Do this: Repeat, please, only the lines from the top of the data down to the line with "ax.set_ylim(0, 5.17)"; include both of those lines.

-- START --

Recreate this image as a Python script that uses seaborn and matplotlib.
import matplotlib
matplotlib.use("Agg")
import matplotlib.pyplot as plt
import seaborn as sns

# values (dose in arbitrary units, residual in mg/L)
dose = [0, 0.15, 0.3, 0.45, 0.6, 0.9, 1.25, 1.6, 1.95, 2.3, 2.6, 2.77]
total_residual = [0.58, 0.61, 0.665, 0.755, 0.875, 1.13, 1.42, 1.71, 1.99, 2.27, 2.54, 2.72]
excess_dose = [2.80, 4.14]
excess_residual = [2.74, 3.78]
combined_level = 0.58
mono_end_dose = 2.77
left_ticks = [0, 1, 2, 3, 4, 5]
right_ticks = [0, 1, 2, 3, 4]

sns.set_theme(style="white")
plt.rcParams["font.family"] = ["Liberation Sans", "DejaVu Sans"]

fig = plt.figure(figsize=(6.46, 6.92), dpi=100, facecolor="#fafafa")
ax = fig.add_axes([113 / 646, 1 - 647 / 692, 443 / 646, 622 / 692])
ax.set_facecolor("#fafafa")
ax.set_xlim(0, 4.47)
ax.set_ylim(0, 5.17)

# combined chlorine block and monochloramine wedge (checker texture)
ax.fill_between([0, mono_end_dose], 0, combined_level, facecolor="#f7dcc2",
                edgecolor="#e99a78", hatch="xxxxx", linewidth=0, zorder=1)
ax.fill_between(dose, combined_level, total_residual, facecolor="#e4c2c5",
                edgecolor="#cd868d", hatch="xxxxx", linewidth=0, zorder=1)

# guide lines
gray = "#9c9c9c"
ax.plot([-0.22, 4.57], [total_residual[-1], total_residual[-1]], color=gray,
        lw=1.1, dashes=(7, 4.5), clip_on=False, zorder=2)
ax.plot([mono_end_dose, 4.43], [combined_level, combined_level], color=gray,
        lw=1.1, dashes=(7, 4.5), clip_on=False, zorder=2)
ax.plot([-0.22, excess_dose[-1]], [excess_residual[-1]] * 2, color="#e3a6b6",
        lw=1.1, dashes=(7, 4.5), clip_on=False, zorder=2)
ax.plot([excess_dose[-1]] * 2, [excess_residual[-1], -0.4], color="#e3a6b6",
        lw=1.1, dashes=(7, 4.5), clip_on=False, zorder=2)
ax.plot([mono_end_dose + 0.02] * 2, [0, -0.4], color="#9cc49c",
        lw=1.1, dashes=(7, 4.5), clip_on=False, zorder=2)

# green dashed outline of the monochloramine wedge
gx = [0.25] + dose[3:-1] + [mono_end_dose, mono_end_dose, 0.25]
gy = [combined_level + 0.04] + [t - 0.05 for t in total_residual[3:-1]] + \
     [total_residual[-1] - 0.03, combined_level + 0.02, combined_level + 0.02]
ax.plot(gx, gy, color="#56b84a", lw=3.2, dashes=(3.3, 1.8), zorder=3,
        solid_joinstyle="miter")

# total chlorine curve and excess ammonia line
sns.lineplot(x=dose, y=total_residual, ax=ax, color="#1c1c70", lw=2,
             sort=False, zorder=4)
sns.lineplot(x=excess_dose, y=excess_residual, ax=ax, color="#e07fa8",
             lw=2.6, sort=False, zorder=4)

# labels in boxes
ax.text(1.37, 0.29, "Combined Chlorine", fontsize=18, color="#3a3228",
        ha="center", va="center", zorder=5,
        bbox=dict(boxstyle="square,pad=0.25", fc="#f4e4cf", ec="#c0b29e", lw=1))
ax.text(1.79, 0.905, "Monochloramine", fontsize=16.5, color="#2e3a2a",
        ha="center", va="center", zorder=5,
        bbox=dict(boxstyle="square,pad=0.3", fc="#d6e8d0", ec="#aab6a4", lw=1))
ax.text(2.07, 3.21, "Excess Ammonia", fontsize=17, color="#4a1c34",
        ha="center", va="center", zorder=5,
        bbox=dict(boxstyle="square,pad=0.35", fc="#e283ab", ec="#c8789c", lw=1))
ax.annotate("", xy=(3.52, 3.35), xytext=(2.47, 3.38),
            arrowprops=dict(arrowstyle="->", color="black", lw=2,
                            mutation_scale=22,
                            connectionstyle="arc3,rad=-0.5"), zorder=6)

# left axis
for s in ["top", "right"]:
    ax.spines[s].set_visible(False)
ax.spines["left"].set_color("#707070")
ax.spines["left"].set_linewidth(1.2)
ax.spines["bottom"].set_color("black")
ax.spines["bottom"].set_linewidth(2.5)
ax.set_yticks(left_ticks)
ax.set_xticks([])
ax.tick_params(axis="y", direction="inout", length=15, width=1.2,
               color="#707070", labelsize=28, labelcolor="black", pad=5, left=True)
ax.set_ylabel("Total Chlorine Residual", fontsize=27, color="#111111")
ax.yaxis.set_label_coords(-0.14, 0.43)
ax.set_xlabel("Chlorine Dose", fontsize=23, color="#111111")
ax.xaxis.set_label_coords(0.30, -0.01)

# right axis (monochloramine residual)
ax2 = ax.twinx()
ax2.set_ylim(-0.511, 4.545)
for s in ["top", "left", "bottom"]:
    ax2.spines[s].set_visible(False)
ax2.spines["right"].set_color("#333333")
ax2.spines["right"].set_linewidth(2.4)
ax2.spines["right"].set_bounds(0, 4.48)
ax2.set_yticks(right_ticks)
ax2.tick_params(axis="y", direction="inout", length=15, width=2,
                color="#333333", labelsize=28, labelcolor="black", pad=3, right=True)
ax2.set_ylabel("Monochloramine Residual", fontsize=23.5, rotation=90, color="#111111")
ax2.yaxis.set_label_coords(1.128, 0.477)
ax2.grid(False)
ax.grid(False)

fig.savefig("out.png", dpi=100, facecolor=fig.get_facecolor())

-- END --

The completed task:
Recreate this image as a Python script that uses seaborn and matplotlib.
import matplotlib
matplotlib.use("Agg")
import matplotlib.pyplot as plt
import seaborn as sns

# values (dose in arbitrary units, residual in mg/L)
dose = [0, 0.15, 0.3, 0.45, 0.6, 0.9, 1.25, 1.6, 1.95, 2.3, 2.6, 2.77]
total_residual = [0.58, 0.61, 0.665, 0.755, 0.875, 1.13, 1.42, 1.71, 1.99, 2.27, 2.54, 2.72]
excess_dose = [2.80, 4.14]
excess_residual = [2.74, 3.78]
combined_level = 0.58
mono_end_dose = 2.77
left_ticks = [0, 1, 2, 3, 4, 5]
right_ticks = [0, 1, 2, 3, 4]

sns.set_theme(style="white")
plt.rcParams["font.family"] = ["Liberation Sans", "DejaVu Sans"]

fig = plt.figure(figsize=(6.46, 6.92), dpi=100, facecolor="#fafafa")
ax = fig.add_axes([113 / 646, 1 - 647 / 692, 443 / 646, 622 / 692])
ax.set_facecolor("#fafafa")
ax.set_xlim(0, 4.47)
ax.set_ylim(0, 5.17)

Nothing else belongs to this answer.